Working your way through an RPG with other players where it’s well balanced and interesting is a great experience. Often you’ll be stuck hoping that the last surviving player will defeat an end-of-dungeon boss so you can be revived, or arguing over what the party’s funds should be spent on, or just working out who needs help with spells, attacks and items.

Also, if my own play sessions over multiple decades with multiple parties are anything to go by you’re creating odd little backstories and in-jokes about the game as you go along. That Sprite character has had some… interesting interpretations over the years from the groups I’ve played Secret of Mana with.

So what, I hear you ask, does any of that — as good as it is — have to do with Christmas?

This dude, that’s what:

Secret of Mana: SANTA!!!
Rudolph moons the camera here. Thankfully that bit isn’t red.

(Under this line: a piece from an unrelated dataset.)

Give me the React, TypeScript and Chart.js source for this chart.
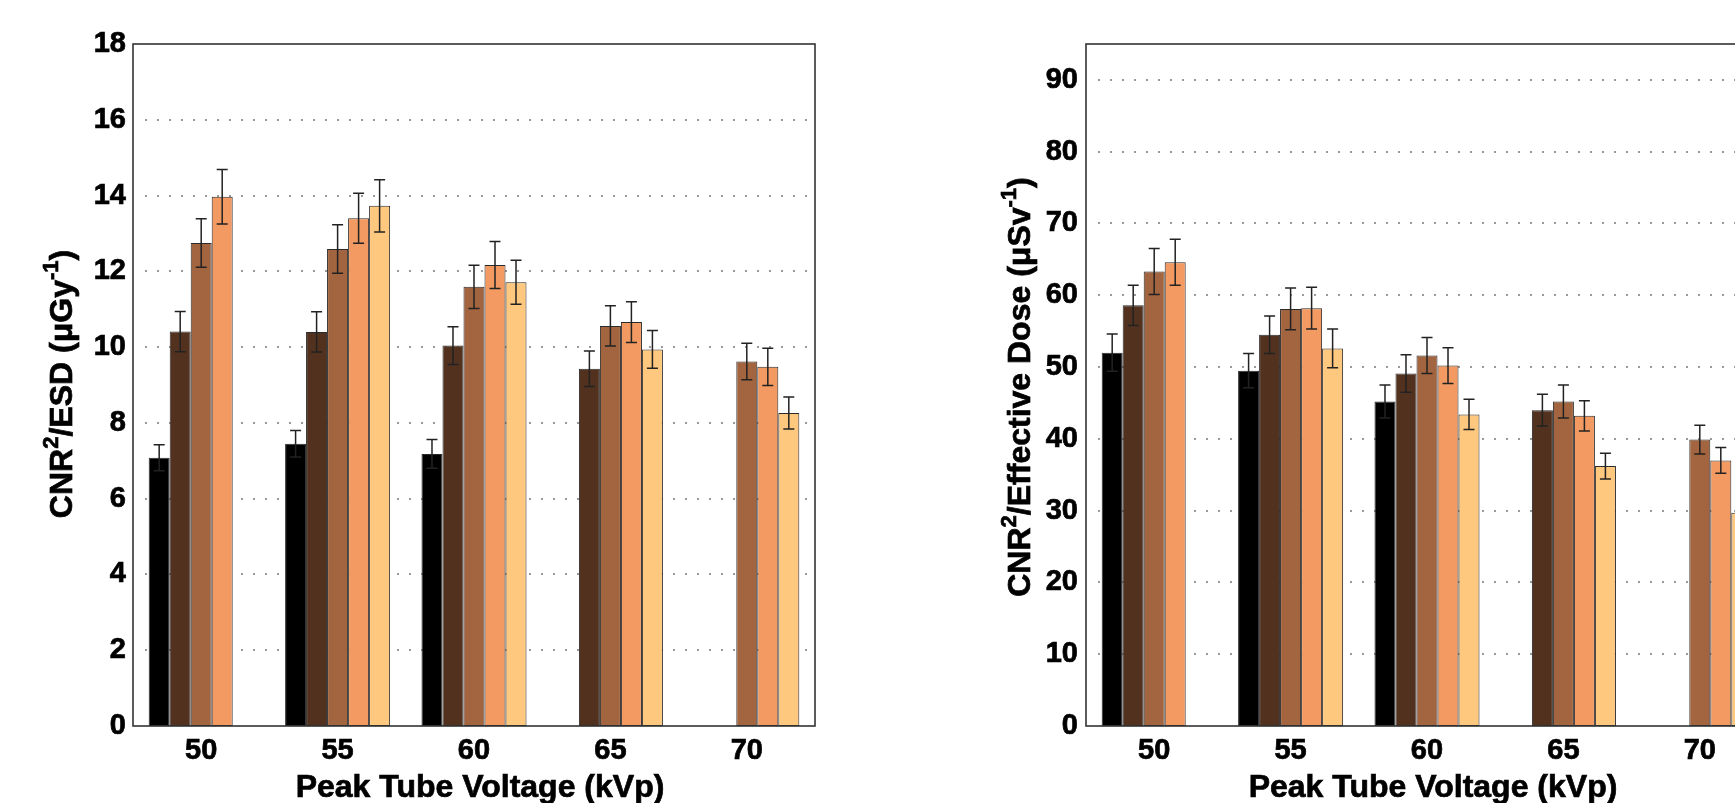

You actually not only meet Santa Claus in Secret of Mana, but you BEAT Santa Claus in Secret of Mana, because, well, spoiler alert incoming, he kind of gets turned into a Frost Gigas and you have to defeat that.

Secret of Mana

Santa never looked so buff before. Ethical disclaimer moment: Santa’s rather late in the game, and while I have played through it many times before, I was a little time poor this week. Screenshots are from this video — go give it a watch and like and all that, I do like to credit my sources when needed.

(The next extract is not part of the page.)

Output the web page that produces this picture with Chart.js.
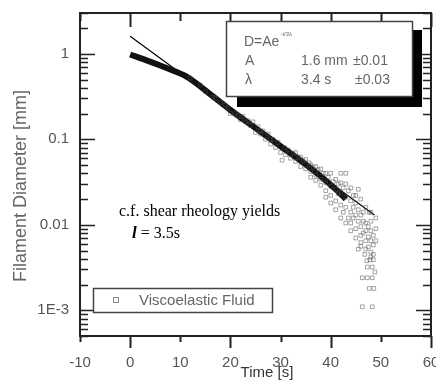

I can’t think of too many actually family-friendly games that allow you to stick a sword into Santa Claus.

If you’re wondering why all that happens, it’s because the children stop believing in Santa Claus. So children, if you’re reading this — and not already traumatised by the prospect of skewering Santa like a kebab — just keep on believing, OK?

Was this useful or entertaining? Want to support me to write more content more frequently? Drop a tip in the tip jar button just below this very text you’re reading (the real Secret of Mana, it turns out, was supporting independent media!)

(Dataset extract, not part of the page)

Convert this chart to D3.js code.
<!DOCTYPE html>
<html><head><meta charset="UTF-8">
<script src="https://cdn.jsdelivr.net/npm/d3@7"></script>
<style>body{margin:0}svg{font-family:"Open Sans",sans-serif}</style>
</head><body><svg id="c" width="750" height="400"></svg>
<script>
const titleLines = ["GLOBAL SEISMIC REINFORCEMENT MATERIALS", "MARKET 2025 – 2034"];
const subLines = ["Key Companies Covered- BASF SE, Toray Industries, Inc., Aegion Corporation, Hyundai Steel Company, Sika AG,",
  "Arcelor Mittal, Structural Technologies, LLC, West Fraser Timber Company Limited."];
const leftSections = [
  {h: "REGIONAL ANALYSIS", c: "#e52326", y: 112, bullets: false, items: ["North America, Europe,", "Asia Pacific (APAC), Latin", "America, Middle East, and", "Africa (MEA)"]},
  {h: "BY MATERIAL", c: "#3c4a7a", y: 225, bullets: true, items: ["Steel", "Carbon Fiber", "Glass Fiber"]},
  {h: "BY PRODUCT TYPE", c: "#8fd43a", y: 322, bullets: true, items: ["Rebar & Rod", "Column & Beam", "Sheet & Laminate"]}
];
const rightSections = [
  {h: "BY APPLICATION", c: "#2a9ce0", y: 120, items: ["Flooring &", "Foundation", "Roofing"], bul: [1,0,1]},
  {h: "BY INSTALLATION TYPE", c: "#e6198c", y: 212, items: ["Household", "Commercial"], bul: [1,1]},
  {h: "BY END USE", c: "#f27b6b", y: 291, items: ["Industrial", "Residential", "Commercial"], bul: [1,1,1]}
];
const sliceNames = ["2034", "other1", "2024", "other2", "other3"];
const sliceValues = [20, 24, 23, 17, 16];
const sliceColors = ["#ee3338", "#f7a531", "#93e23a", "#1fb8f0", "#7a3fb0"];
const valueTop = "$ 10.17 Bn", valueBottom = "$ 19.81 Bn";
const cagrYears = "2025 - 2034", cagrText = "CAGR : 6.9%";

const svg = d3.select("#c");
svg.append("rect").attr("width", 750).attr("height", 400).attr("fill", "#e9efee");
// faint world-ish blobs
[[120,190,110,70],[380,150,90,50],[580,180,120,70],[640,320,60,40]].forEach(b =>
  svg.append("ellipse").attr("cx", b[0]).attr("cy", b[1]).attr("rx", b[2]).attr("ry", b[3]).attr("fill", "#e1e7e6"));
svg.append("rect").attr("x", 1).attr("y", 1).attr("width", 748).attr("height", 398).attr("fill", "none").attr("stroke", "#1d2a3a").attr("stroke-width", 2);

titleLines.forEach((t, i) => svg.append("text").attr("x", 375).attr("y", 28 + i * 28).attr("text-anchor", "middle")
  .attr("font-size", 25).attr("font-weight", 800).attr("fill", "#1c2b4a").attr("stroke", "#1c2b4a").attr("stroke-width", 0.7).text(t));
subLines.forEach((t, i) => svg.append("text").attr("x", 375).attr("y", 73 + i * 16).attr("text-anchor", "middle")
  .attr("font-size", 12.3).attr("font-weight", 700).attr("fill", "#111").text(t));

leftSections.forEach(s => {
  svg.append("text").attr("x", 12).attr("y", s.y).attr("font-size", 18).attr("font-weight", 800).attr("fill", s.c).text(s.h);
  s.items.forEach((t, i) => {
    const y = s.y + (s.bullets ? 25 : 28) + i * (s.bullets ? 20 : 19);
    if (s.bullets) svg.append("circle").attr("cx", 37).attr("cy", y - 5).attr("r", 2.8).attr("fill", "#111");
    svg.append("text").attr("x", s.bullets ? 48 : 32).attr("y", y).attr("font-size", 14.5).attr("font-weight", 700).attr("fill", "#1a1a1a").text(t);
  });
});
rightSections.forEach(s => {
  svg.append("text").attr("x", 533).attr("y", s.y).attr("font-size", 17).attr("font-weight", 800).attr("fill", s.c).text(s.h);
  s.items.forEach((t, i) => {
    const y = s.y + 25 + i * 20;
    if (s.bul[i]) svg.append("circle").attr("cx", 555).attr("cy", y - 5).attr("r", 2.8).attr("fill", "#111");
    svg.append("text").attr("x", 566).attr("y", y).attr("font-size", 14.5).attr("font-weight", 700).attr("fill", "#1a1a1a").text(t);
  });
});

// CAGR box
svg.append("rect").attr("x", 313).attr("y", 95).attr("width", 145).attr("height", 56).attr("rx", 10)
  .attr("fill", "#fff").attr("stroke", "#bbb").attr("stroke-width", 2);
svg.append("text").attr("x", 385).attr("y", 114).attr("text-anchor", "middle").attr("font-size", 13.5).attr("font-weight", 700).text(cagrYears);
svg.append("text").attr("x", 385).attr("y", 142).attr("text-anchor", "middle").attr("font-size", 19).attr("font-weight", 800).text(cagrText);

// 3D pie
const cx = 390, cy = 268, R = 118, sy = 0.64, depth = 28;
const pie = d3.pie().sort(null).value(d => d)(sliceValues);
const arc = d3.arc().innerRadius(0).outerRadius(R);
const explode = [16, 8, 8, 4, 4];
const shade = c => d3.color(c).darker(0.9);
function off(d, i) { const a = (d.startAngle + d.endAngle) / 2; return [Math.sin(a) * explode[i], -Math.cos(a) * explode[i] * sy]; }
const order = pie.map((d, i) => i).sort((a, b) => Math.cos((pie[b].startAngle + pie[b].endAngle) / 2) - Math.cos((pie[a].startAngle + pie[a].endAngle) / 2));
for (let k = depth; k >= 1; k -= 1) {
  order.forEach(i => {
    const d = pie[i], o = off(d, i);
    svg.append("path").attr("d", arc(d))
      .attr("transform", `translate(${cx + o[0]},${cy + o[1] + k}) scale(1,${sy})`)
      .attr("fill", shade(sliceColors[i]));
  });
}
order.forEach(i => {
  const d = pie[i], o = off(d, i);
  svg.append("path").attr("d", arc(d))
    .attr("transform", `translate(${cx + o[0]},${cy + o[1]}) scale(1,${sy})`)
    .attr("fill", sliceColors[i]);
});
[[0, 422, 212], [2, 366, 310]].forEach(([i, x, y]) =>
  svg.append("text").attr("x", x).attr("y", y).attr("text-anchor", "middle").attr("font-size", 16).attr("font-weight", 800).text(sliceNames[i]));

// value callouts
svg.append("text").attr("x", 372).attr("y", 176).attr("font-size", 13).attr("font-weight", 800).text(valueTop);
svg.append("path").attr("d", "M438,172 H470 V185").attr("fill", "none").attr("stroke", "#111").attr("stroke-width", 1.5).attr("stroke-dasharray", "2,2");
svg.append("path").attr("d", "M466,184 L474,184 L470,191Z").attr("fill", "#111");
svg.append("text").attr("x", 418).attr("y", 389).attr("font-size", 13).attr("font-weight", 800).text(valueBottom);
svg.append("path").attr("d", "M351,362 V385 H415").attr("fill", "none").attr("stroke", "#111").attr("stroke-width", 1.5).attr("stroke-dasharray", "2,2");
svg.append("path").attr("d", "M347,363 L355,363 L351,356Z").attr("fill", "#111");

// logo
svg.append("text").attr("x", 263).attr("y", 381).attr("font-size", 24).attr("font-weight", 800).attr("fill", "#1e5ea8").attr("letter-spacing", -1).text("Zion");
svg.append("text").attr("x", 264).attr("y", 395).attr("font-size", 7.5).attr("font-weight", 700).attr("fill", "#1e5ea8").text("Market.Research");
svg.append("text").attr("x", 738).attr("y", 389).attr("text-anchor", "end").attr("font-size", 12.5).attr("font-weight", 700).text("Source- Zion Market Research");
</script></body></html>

How to play Secret of Mana (SNES) now

Secret of Mana
“First Game in a New Action/Adventure Series” it says. This is a lie twice over. it’s Seiken Densetsu 2, and we never got an English language Seiken Densetsu 3 for the SNES at all (though the translated version is in the collection version for modern consoles)

The above is my copy. I haven’t owned it from new, but it is a rarity in my collection in that I know for a fact that I’m only the second ever owner.

The original buyer was the brother of a friend of mine who bought it, completed it, and then sold it to me. I’ve treasured it ever since, which is why, while it’s not slabbed (DEATH TO ENTOMBING GAMES!), it is stored in a protective plastic case, because I love it so very much.

Also because Secret of Mana was, for quite some time, one of those slightly-rare games that was quite expensive to replace.

It honestly deserved some of that value, because it was desirable on the grounds of being good, rather than desirable on the grounds of being *OMFGR@@@RE*** the way far too many stupidly priced retro games are these days.

However, that status has changed, and changed a lot. At one time I’d see the few copies — especially PAL copies, like mine — go for around $600 and more, but these days a quick check of eBay shows that it’s going for around $100-$200 or thereabouts. That’s still not “cheap”, but it does show how that market has changed.

Are there grossly overpriced sadly-sealed “graded” copies? Of course there are, knock yourself out and waste your money if you must.

But outside the glades of speculator insanity, Secret of Mana’s prices have dropped. Why?

Largely because it’s very available to play right now if you’re so inclined.

It’s available for mobile devices, it’s on the SNES Mini, it’s part of the Collection of Mana available for modern consoles (buy it on Amazon through this link and support the site!)… and there’s even a remake of it available if you don’t like the classic 16 bit art style.

My full review of that remake is now lost to the mists of Internet time/publishers who decided to delete it, but I did note that it was a rather soulless shell that added voice acting but limited animation without really adding anything of significance to the classic Mana recipe.

I stand by that review; if you’re going to play Secret of Mana, please play the 16-bit original to get your Santa-thumping fix in!